- _WHAT THE EXERCISE ASKS_:
Gather, from the listing beneath this task, every line holding the string "picture".
-- -- --
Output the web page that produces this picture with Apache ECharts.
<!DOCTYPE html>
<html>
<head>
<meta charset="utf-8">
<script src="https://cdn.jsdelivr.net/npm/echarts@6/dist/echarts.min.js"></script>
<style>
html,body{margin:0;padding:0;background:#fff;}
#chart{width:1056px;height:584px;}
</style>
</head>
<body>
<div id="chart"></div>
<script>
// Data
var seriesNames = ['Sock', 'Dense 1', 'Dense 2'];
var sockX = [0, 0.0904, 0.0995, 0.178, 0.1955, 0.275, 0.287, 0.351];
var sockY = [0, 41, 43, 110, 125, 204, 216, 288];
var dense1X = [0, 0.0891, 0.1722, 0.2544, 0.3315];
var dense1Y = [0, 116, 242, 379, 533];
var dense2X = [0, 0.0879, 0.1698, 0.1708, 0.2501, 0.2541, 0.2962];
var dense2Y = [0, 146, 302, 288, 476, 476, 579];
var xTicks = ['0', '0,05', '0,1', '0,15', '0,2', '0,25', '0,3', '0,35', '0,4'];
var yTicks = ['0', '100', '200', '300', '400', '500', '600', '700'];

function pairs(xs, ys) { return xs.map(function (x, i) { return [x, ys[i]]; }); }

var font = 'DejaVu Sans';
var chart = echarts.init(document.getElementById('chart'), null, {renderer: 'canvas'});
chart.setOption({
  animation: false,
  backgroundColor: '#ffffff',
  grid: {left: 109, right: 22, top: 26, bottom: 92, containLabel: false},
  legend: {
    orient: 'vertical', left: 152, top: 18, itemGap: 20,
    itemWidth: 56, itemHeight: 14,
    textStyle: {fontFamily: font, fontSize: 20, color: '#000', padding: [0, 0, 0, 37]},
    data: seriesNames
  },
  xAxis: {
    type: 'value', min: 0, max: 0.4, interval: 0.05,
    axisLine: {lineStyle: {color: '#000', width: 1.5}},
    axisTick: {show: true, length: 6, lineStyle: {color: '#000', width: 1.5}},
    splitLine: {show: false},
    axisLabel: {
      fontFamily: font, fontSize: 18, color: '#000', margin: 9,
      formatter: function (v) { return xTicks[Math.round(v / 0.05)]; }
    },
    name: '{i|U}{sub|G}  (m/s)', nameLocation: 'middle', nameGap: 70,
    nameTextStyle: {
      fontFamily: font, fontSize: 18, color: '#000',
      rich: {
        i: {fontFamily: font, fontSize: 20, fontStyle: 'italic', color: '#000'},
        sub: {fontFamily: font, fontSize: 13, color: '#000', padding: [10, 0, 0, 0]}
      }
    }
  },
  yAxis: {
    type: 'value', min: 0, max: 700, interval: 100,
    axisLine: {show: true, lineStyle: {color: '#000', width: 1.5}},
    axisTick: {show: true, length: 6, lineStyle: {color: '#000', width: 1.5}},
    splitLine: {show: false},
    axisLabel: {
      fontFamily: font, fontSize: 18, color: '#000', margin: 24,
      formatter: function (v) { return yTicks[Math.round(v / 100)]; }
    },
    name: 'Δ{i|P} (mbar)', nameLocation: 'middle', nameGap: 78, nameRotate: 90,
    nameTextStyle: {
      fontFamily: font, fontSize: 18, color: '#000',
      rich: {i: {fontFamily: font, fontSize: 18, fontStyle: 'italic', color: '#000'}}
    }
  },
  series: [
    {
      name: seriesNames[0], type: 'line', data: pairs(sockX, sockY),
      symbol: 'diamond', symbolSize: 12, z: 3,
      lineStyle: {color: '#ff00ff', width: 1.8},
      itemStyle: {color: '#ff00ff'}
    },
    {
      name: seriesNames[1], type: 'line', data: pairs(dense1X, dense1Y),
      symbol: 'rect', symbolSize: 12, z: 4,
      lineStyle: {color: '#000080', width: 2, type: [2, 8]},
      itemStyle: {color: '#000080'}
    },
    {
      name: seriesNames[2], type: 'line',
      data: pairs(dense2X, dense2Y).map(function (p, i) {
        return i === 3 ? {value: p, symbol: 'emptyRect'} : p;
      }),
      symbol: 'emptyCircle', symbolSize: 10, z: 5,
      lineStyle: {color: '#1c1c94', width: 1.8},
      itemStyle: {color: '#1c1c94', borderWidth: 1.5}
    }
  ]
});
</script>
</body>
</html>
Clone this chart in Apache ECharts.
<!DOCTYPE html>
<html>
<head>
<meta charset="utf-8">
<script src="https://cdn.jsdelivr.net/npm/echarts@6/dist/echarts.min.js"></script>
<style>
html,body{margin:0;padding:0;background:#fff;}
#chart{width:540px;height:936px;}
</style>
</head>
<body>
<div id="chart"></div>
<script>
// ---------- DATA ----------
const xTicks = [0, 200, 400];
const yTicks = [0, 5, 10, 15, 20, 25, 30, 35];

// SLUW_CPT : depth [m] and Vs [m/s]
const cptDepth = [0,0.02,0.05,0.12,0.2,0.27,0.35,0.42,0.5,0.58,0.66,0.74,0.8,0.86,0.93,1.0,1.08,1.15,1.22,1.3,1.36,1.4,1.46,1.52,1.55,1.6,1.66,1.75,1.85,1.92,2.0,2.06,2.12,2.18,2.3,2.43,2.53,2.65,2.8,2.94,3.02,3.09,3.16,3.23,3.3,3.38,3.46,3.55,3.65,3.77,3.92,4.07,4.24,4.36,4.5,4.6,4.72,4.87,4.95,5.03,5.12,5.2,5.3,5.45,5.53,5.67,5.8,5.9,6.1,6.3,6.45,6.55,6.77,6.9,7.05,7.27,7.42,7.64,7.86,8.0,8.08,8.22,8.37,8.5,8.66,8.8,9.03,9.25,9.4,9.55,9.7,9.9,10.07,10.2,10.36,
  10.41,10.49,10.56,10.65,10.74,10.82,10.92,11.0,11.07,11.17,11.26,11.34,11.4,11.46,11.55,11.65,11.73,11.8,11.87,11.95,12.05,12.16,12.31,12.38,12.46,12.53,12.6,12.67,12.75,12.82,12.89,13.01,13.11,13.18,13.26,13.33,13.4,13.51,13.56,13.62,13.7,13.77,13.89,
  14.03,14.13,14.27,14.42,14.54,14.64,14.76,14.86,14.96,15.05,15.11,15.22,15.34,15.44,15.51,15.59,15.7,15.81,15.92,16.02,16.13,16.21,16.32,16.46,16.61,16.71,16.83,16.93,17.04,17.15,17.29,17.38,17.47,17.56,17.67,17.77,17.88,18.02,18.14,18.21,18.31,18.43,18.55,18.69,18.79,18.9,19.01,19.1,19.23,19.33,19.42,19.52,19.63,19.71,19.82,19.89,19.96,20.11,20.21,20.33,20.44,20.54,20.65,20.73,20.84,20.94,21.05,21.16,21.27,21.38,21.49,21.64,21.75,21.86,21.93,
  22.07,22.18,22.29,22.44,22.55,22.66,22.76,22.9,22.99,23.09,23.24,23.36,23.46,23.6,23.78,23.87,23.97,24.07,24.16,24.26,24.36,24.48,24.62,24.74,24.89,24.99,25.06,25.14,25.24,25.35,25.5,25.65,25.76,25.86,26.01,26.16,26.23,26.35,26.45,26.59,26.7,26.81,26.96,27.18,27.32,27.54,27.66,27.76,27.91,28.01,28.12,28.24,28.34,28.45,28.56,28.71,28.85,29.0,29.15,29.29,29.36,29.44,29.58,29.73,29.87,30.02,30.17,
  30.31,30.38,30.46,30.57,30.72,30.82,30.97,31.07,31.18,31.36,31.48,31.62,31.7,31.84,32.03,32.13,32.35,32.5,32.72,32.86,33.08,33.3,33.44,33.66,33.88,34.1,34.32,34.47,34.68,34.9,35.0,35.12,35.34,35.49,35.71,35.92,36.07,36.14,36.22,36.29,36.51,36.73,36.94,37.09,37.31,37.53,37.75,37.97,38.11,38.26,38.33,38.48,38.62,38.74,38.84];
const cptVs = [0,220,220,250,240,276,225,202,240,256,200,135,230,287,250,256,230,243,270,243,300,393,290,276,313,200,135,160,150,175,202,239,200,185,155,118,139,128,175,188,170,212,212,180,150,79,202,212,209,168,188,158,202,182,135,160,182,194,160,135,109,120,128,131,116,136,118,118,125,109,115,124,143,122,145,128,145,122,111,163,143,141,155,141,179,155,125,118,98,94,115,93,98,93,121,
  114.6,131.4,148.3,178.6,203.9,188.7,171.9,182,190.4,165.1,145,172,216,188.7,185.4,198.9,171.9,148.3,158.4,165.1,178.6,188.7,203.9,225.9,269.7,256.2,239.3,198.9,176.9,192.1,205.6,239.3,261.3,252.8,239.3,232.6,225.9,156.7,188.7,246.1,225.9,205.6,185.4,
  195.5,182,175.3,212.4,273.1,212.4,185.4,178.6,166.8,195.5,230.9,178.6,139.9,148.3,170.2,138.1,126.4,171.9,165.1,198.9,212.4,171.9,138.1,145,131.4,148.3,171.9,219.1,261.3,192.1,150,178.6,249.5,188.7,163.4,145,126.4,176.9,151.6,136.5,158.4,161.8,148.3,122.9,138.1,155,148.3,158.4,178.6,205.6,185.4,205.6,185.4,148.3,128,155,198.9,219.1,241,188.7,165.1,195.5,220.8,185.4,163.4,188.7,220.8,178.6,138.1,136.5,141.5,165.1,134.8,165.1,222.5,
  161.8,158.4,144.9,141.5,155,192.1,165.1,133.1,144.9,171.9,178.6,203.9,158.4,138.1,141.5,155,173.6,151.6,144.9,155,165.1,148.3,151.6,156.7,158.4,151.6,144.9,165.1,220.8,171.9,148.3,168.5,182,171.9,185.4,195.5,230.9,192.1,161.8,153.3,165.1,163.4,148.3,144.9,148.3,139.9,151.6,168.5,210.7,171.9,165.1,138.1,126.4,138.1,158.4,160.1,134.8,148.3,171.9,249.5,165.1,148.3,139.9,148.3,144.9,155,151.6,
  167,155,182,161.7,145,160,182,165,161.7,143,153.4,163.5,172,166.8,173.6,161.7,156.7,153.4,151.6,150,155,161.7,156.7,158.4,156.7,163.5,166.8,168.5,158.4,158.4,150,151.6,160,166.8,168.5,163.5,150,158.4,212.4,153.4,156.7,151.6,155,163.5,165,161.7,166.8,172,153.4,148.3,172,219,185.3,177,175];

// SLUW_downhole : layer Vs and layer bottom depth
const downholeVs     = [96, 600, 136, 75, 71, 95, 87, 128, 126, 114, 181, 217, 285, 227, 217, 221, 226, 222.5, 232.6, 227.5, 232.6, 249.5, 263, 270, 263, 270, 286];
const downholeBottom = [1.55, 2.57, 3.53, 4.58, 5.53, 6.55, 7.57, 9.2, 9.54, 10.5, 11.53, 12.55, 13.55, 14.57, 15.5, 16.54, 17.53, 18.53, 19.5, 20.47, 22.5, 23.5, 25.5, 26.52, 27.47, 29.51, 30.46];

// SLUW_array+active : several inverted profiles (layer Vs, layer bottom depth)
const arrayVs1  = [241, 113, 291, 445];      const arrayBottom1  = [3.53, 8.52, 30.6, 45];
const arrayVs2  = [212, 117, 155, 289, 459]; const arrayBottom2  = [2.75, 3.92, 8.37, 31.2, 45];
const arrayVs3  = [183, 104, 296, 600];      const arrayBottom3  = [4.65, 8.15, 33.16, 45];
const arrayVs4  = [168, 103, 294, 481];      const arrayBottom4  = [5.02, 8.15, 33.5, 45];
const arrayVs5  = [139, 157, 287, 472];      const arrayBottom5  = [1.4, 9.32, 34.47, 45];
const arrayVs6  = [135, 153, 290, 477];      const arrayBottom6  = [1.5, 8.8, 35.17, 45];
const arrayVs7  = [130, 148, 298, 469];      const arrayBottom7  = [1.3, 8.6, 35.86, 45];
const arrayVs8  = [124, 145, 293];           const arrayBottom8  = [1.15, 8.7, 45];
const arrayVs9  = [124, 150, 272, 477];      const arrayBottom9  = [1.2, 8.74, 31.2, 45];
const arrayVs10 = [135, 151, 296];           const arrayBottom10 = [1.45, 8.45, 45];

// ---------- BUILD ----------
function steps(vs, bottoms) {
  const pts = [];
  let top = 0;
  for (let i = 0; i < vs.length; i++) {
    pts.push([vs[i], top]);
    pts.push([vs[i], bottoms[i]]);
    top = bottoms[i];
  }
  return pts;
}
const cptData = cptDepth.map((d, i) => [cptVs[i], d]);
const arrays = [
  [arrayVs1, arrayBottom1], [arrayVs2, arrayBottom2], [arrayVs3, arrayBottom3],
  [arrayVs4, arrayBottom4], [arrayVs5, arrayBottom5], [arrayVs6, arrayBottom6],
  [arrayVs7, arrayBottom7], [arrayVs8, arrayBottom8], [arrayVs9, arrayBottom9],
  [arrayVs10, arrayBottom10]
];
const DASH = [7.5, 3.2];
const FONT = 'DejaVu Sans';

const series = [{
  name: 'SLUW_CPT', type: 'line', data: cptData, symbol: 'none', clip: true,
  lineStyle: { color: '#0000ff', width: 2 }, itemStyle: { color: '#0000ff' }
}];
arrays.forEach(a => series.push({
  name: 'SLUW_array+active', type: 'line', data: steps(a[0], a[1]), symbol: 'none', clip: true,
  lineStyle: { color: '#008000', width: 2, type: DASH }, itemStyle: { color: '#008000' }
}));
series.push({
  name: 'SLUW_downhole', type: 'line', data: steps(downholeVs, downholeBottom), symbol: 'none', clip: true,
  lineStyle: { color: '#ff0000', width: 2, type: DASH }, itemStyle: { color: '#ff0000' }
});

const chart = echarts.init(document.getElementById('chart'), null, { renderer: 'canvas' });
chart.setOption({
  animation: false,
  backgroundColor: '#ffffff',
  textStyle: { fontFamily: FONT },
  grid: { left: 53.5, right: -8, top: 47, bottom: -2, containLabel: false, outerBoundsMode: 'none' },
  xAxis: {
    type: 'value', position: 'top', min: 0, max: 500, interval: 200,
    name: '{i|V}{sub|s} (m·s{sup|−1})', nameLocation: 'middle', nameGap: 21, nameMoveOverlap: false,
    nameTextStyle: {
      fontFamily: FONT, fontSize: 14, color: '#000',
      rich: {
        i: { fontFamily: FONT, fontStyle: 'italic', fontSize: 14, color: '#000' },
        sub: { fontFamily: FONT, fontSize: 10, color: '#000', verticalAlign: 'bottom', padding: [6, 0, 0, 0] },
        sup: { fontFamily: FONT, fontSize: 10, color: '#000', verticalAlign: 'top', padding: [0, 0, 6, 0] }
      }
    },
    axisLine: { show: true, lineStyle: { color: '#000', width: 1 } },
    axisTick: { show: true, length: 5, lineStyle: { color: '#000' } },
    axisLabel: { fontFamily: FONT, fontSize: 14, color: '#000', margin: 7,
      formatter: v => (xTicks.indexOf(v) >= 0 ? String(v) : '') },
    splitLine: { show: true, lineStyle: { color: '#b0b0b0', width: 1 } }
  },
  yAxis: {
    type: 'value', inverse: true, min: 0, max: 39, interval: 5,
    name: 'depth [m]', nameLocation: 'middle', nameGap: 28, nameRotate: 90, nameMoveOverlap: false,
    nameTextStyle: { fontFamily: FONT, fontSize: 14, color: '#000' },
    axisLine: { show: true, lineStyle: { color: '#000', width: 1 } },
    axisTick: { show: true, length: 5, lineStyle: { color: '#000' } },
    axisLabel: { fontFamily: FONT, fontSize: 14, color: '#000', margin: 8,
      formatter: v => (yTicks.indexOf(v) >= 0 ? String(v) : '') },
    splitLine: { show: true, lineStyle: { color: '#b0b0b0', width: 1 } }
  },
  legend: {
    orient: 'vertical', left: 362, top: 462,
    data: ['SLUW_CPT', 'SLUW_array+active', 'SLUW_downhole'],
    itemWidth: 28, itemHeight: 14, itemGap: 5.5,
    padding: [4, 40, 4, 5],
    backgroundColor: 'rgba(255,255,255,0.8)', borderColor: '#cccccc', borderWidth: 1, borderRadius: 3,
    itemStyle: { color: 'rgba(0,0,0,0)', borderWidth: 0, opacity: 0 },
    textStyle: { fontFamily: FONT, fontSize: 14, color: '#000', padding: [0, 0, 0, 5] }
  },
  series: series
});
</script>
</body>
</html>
-- -- --
- _SOLUTION FOR THIS TASK_:
Output the web page that produces this picture with Apache ECharts.

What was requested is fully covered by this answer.